Es sei genau das passiert, wovor auch in Deutschland aktuell gewarnt wird: Kleinanleger, die weniger wohlhabend sind, nutzen die Beratung zu komplexen Produkten seltener. Der Fokus hat sich weg von komplexen Versicherungsprodukten hin zu „Abholprodukten“ verschoben.

Die niederländische Regierung ignoriere den Beratungsmangel. Dazukommt: Direktanbieter werden bevorteilt, denn Aftersales seien im Produktpreis eingeschlossen und für Kunden intransparent. Zumal Direktanbieter den „Schleichweg Execution only“ nutzen und entsprechend im Vorteil seien. Das Fazit des Interessenvertreters: „Es gibt zwar keine Fehlberatung mehr, aber auch keine Kundenberatung.
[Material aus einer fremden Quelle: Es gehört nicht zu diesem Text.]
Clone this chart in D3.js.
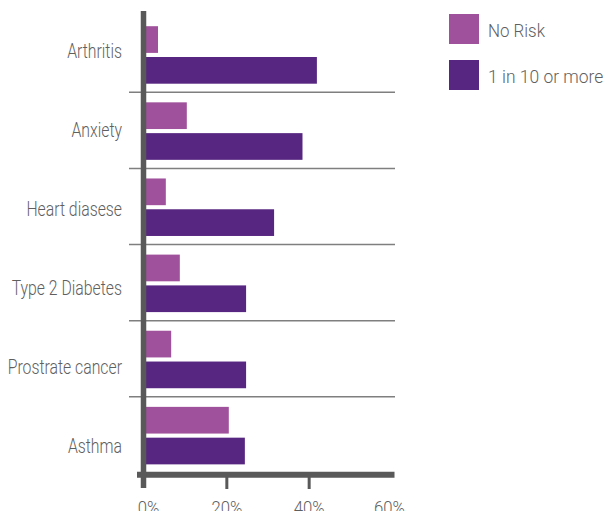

Es wird behauptet, dass es bei uns funktioniert, aber das tut es nicht.“

Ein Provisionsverbot lasse sich nur mit eklatanten Missständen rechtfertigen, betont Wissenschaftler Professor Thomas Köhne von der Hochschule für Wirtschaft und Recht Berlin. „Aber die sehe ich hier nicht, sondern nur Einzelfälle“, so Köhne auf dem BDVM-Symposium.